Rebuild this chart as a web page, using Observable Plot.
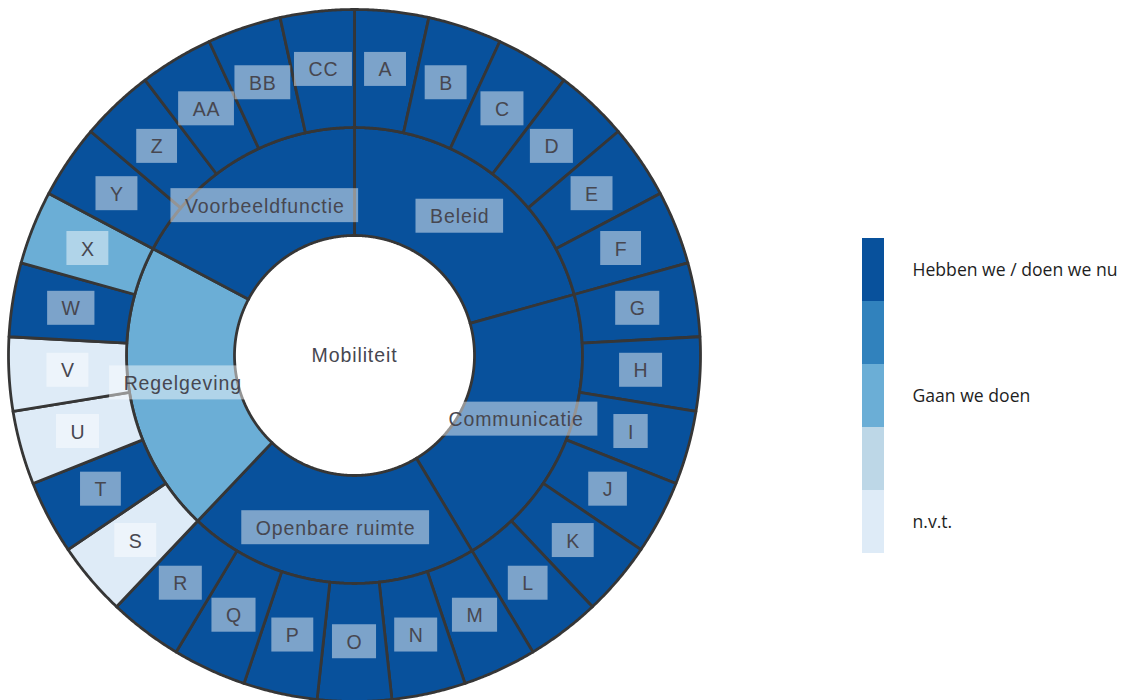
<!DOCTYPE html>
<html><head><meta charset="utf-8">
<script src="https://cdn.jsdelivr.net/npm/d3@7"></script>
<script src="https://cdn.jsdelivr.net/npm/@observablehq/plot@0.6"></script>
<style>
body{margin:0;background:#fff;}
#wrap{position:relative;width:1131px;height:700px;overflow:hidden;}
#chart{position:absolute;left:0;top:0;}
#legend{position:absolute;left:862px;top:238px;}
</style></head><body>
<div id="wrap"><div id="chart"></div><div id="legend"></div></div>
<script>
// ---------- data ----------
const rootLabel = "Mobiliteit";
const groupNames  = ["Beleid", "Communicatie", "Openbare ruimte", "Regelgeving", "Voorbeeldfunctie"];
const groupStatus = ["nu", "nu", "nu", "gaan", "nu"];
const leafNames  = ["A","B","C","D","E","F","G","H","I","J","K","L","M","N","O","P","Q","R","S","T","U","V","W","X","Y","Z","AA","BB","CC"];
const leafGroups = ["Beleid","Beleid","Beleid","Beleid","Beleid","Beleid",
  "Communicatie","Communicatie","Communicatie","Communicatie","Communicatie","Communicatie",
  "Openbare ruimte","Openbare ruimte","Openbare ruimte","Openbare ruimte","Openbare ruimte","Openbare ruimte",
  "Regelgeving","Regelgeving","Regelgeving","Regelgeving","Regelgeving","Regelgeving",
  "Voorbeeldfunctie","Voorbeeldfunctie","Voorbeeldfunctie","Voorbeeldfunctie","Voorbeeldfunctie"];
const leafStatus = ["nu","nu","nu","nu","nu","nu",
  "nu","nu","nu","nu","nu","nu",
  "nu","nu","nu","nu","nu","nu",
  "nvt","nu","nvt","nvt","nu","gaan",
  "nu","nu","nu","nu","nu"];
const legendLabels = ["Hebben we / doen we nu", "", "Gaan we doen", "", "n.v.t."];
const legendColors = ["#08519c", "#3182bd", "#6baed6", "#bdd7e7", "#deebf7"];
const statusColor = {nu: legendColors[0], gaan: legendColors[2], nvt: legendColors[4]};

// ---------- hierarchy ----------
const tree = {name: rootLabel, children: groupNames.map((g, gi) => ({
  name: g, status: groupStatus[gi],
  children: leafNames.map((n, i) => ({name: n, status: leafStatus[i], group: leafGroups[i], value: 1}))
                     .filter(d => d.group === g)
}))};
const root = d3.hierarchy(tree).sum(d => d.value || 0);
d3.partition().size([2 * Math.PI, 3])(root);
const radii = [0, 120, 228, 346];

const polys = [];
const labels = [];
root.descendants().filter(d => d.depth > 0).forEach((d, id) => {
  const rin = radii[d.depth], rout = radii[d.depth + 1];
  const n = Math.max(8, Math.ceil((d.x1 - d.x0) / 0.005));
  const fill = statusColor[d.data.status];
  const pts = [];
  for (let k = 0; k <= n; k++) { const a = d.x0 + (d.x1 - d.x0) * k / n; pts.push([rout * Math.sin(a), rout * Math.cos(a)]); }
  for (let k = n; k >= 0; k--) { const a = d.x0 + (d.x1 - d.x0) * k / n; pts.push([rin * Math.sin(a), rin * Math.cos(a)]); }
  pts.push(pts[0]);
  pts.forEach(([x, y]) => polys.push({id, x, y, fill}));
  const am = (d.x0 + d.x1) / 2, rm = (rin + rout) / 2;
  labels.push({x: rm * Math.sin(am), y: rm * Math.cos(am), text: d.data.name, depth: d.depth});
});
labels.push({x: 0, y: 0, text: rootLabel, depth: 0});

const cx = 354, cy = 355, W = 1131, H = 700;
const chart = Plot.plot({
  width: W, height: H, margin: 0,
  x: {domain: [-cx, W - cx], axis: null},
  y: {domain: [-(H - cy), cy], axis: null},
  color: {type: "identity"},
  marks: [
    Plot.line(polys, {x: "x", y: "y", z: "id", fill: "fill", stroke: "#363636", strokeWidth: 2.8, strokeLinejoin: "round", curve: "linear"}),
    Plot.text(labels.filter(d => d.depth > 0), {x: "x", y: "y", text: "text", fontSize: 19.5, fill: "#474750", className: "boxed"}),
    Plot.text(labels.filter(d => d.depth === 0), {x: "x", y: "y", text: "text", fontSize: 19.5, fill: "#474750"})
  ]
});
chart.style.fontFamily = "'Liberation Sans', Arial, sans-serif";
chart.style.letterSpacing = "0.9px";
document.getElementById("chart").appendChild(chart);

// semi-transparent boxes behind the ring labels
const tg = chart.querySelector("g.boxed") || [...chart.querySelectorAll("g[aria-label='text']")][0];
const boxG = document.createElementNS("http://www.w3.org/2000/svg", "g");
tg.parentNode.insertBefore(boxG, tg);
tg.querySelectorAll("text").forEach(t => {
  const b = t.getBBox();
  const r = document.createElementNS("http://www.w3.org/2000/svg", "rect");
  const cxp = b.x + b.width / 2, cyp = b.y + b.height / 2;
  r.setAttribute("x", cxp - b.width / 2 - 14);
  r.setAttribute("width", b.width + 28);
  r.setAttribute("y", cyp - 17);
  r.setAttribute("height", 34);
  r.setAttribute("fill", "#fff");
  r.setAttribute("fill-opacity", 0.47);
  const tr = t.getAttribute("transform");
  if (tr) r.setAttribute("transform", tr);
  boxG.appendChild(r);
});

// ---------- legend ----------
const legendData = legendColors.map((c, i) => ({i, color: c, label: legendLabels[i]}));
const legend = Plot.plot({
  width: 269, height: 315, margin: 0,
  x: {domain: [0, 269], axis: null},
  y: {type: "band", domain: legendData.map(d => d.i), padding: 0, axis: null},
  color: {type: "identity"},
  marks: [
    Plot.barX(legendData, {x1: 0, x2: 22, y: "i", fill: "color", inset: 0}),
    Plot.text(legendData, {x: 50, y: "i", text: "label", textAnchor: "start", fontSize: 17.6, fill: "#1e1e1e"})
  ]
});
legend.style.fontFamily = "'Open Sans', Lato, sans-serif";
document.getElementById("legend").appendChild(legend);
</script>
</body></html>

================================

→ **Written task**: Repeat the material verbatim. Do not carry over any picture.

→ **Response to the exercise**:
Rebuild this chart as a web page, using Observable Plot.
<!DOCTYPE html>
<html><head><meta charset="utf-8">
<script src="https://cdn.jsdelivr.net/npm/d3@7"></script>
<script src="https://cdn.jsdelivr.net/npm/@observablehq/plot@0.6"></script>
<style>
body{margin:0;background:#fff;}
#wrap{position:relative;width:1131px;height:700px;overflow:hidden;}
#chart{position:absolute;left:0;top:0;}
#legend{position:absolute;left:862px;top:238px;}
</style></head><body>
<div id="wrap"><div id="chart"></div><div id="legend"></div></div>
<script>
// ---------- data ----------
const rootLabel = "Mobiliteit";
const groupNames  = ["Beleid", "Communicatie", "Openbare ruimte", "Regelgeving", "Voorbeeldfunctie"];
const groupStatus = ["nu", "nu", "nu", "gaan", "nu"];
const leafNames  = ["A","B","C","D","E","F","G","H","I","J","K","L","M","N","O","P","Q","R","S","T","U","V","W","X","Y","Z","AA","BB","CC"];
const leafGroups = ["Beleid","Beleid","Beleid","Beleid","Beleid","Beleid",
  "Communicatie","Communicatie","Communicatie","Communicatie","Communicatie","Communicatie",
  "Openbare ruimte","Openbare ruimte","Openbare ruimte","Openbare ruimte","Openbare ruimte","Openbare ruimte",
  "Regelgeving","Regelgeving","Regelgeving","Regelgeving","Regelgeving","Regelgeving",
  "Voorbeeldfunctie","Voorbeeldfunctie","Voorbeeldfunctie","Voorbeeldfunctie","Voorbeeldfunctie"];
const leafStatus = ["nu","nu","nu","nu","nu","nu",
  "nu","nu","nu","nu","nu","nu",
  "nu","nu","nu","nu","nu","nu",
  "nvt","nu","nvt","nvt","nu","gaan",
  "nu","nu","nu","nu","nu"];
const legendLabels = ["Hebben we / doen we nu", "", "Gaan we doen", "", "n.v.t."];
const legendColors = ["#08519c", "#3182bd", "#6baed6", "#bdd7e7", "#deebf7"];
const statusColor = {nu: legendColors[0], gaan: legendColors[2], nvt: legendColors[4]};

// ---------- hierarchy ----------
const tree = {name: rootLabel, children: groupNames.map((g, gi) => ({
  name: g, status: groupStatus[gi],
  children: leafNames.map((n, i) => ({name: n, status: leafStatus[i], group: leafGroups[i], value: 1}))
                     .filter(d => d.group === g)
}))};
const root = d3.hierarchy(tree).sum(d => d.value || 0);
d3.partition().size([2 * Math.PI, 3])(root);
const radii = [0, 120, 228, 346];

const polys = [];
const labels = [];
root.descendants().filter(d => d.depth > 0).forEach((d, id) => {
  const rin = radii[d.depth], rout = radii[d.depth + 1];
  const n = Math.max(8, Math.ceil((d.x1 - d.x0) / 0.005));
  const fill = statusColor[d.data.status];
  const pts = [];
  for (let k = 0; k <= n; k++) { const a = d.x0 + (d.x1 - d.x0) * k / n; pts.push([rout * Math.sin(a), rout * Math.cos(a)]); }
  for (let k = n; k >= 0; k--) { const a = d.x0 + (d.x1 - d.x0) * k / n; pts.push([rin * Math.sin(a), rin * Math.cos(a)]); }
  pts.push(pts[0]);
  pts.forEach(([x, y]) => polys.push({id, x, y, fill}));
  const am = (d.x0 + d.x1) / 2, rm = (rin + rout) / 2;
  labels.push({x: rm * Math.sin(am), y: rm * Math.cos(am), text: d.data.name, depth: d.depth});
});
labels.push({x: 0, y: 0, text: rootLabel, depth: 0});

const cx = 354, cy = 355, W = 1131, H = 700;
const chart = Plot.plot({
  width: W, height: H, margin: 0,
  x: {domain: [-cx, W - cx], axis: null},
  y: {domain: [-(H - cy), cy], axis: null},
  color: {type: "identity"},
  marks: [
    Plot.line(polys, {x: "x", y: "y", z: "id", fill: "fill", stroke: "#363636", strokeWidth: 2.8, strokeLinejoin: "round", curve: "linear"}),
    Plot.text(labels.filter(d => d.depth > 0), {x: "x", y: "y", text: "text", fontSize: 19.5, fill: "#474750", className: "boxed"}),
    Plot.text(labels.filter(d => d.depth === 0), {x: "x", y: "y", text: "text", fontSize: 19.5, fill: "#474750"})
  ]
});
chart.style.fontFamily = "'Liberation Sans', Arial, sans-serif";
chart.style.letterSpacing = "0.9px";
document.getElementById("chart").appendChild(chart);

// semi-transparent boxes behind the ring labels
const tg = chart.querySelector("g.boxed") || [...chart.querySelectorAll("g[aria-label='text']")][0];
const boxG = document.createElementNS("http://www.w3.org/2000/svg", "g");
tg.parentNode.insertBefore(boxG, tg);
tg.querySelectorAll("text").forEach(t => {
  const b = t.getBBox();
  const r = document.createElementNS("http://www.w3.org/2000/svg", "rect");
  const cxp = b.x + b.width / 2, cyp = b.y + b.height / 2;
  r.setAttribute("x", cxp - b.width / 2 - 14);
  r.setAttribute("width", b.width + 28);
  r.setAttribute("y", cyp - 17);
  r.setAttribute("height", 34);
  r.setAttribute("fill", "#fff");
  r.setAttribute("fill-opacity", 0.47);
  const tr = t.getAttribute("transform");
  if (tr) r.setAttribute("transform", tr);
  boxG.appendChild(r);
});

// ---------- legend ----------
const legendData = legendColors.map((c, i) => ({i, color: c, label: legendLabels[i]}));
const legend = Plot.plot({
  width: 269, height: 315, margin: 0,
  x: {domain: [0, 269], axis: null},
  y: {type: "band", domain: legendData.map(d => d.i), padding: 0, axis: null},
  color: {type: "identity"},
  marks: [
    Plot.barX(legendData, {x1: 0, x2: 22, y: "i", fill: "color", inset: 0}),
    Plot.text(legendData, {x: 50, y: "i", text: "label", textAnchor: "start", fontSize: 17.6, fill: "#1e1e1e"})
  ]
});
legend.style.fontFamily = "'Open Sans', Lato, sans-serif";
document.getElementById("legend").appendChild(legend);
</script>
</body></html>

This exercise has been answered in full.